E ancora: “Se il collega Di Matteo ha inteso manifestare il proprio risentimento umanamente comprensibile per non essere stato nominato alla prestigiosa carica del Dap, dopo essere stato cercato dal ministro Bonafede, siamo davanti a un fatto di natura esclusivamente personale e che non meritava una ribalta pubblica. Se invece, come lui implicitamente paventa, l’improvvisa e incoerente decisione del ministro e’ stata in qualsiasi modo condizionata da eventi esterni legati all’insofferenza di detenuti mafiosi che erano preoccupati dell’arrivo di Di Matteo alla poltrona del Dap, e’ inopportuno che lui ne abbia parlato da Giletti se gia’ aveva fatto tempestiva denuncia, come mi auguro, nelle sedi competenti. Se pero’ questa denuncia non e’ stata fatta a suo tempo – prosegue Russo, che dal 1994 al 2008 ha fatto parte della Direzione distrettuale antimafia di Palermo – trovo censurabile che un magistrato, peraltro componente del Csm, se ne ricordi dopo due anni intervenendo occasionalmente in una trasmissione televisiva e innescando un cortocircuito istituzionale che non fa bene al nostro Paese, impegnato in un momento delicato”.

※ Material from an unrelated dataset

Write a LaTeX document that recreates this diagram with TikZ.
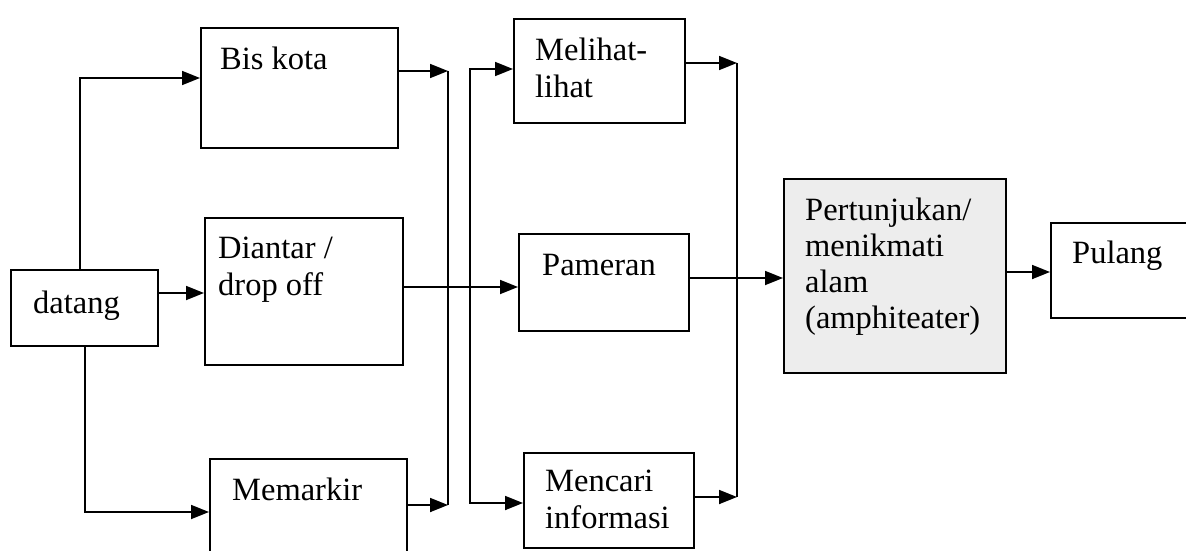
\documentclass[tikz,border=0pt]{standalone}
\usepackage{fontspec}
\setmainfont{Liberation Serif}
\usetikzlibrary{arrows.meta}
\begin{document}
\begin{tikzpicture}[x=1pt,y=-1pt,
  box/.style={draw=black, line width=1.8pt, rectangle, inner sep=0pt, anchor=north west},
  txt/.style={anchor=base west, inner sep=0pt, font=\fontsize{32.5}{37}\selectfont, align=left},
  conn/.style={draw=black, line width=1.8pt},
  arr/.style={conn, -{Triangle[length=18pt,width=14pt]}}]
\useasboundingbox (0,0) rectangle (1186,551);
\clip (0,0) rectangle (1186,551);
% boxes
\node[box, minimum width=147pt, minimum height=76pt] (datang) at (10,269) {};
\node[box, minimum width=197pt, minimum height=120pt] (bis) at (200,27) {};
\node[box, minimum width=198pt, minimum height=147pt] (diantar) at (204,217) {};
\node[box, minimum width=197pt, minimum height=110pt] (memarkir) at (209,458) {};
\node[box, minimum width=171pt, minimum height=104pt] (melihat) at (513,18) {};
\node[box, minimum width=170pt, minimum height=97pt] (pameran) at (518,233) {};
\node[box, minimum width=170pt, minimum height=95pt] (mencari) at (523,452) {};
\node[box, fill=gray!14, minimum width=222pt, minimum height=194pt] (pert) at (783,178) {};
\node[box, minimum width=160pt, minimum height=95pt] (pulang) at (1050,222) {};
% texts (base = baseline of the last line)
\node[txt] (tdatang) at (33,313) {datang};
\node[txt] (tbis) at (220,70) {Bis kota};
\node[txt] (tdiantar) at (218,295) {Diantar /\\drop off};
\node[txt] (tmemarkir) at (232,500) {Memarkir};
\node[txt] (tmelihat) at (535,97) {Melihat-\\lihat};
\node[txt] (tpameran) at (542,275) {Pameran};
\node[txt] (tmencari) at (545,528) {Mencari\\informasi};
\node[txt, font=\fontsize{32.5}{36}\selectfont] (tpert) at (805,328) {Pertunjukan/\\menikmati\\alam\\(amphiteater)};
\node[txt] (tpulang) at (1072,263) {Pulang};
% junction coordinates
\coordinate (busTop) at (448,71);
\coordinate (busBot) at (448,505);
\coordinate (disTop) at (470,69);
\coordinate (disBot) at (470,503);
\coordinate (colTop) at (737,63);
\coordinate (colBot) at (737,497);
% connectors
\draw[arr] ([xshift=70pt]datang.north west) |- (bis.west |- 0,78);
\draw[arr] (datang.east |- 0,293) -- (diantar.west |- 0,293);
\draw[arr] ([xshift=75pt]datang.south west) |- (memarkir.west |- 0,512);
\draw[arr] (bis.east |- busTop) -- (busTop);
\draw[arr] (memarkir.east |- busBot) -- (busBot);
\draw[conn] (busTop) -- (busBot);
\draw[arr] (diantar.east |- 0,287) -- (pameran.west |- 0,287);
\draw[arr] (disBot) |- (melihat.west |- disTop);
\draw[arr] (disTop) |- (mencari.west |- disBot);
\draw[arr] (melihat.east |- colTop) -- (colTop);
\draw[arr] (mencari.east |- colBot) -- (colBot);
\draw[conn] (colTop) -- (colBot);
\draw[arr] (pameran.east |- 0,278) -- (pert.west |- 0,278);
\draw[arr] (pert.east |- 0,272) -- (pulang.west |- 0,272);
\end{tikzpicture}
\end{document}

Poi un passaggio sulla nuova nomina al vertice del Dap con Dino Petralia: “Scelta di primissimo livello. Petralia e’ persona capace, seria, rigorosa ed equilibrata – prosegue -. Sono sicuro che fara’ bene in una realta’ particolarmente delicata, anche e specialmente sotto il profilo umano, quale e’ quella carceraria”.

Russo poi spiega il suo punto di vista sulle scarcerazioni: “Ci sono legittime preoccupazioni per le scarcerazioni di pericolosi criminali ma e’ anche vero che bisogna rispettare il lavoro dei giudici che operano alle condizioni date e che devono osservare la legge e la Costituzione. La direttiva del Dap chiedeva di fare una ricognizione di tutti i detenuti malati che per effetto della pandemia potevano essere esposti al rischio Covid – spiega Russo, che per cinque anni e mezzo e’ stato magistrato di sorveglianza a Napoli -. Un atto assolutamente legittimo ma carente sotto il profilo organizzativo. Il Dap avrebbe dovuto scrivere che tutti i detenuti maggiormente esposti al rischio col Covid in ragione di diverse malattie, qualora avessero presentato istanza di differimento della pena, avrebbero dovuto essere trasferiti in una determinata struttura carceraria di tipo sanitario”. Per il magistrato, quindi, “e’ stato un errore grave” perche’ il provvedimento del Dap e’ manchevole” di una parte, non avendo fornito ai giudici di sorveglianza “una alternativa utile a escludere che la malattia diventasse grave proprio perche’ ingestibile all’interno del carcere”. L’ex pm della Dda di Palermo pero’ ricorda che “soltanto una parte” delle scarcerazioni riguarda detenuti che stanno scontando una pena definitiva, mentre l’altra e’ stata decisa “in sede cautelare”, quindi su persone non ancora condannate. E ancora: “La norma prevede il differimento della esecuzione della pena per gravi infermita’ fisiche e dice che il giudice deve valutare se il detenuto si trovi in una condizione di grave malattia che puo’ gia’ essere incompatibile con il suo stato detentivo. La Cassazione dice che una grave malattia in astratto non e’ incompatibile con la detenzione ma lo diventa perche’ in carcere non si riescono a fornire le giuste cure. Quando la migliore cura in cella non e’ possibile il giudice deve tenere conto della gravita’ della malattia ma anche della pericolosita’ – ancora Russo -. Deve bilanciare il fondamentale diritto della tutela della salute ma anche quello della pericolosita’”.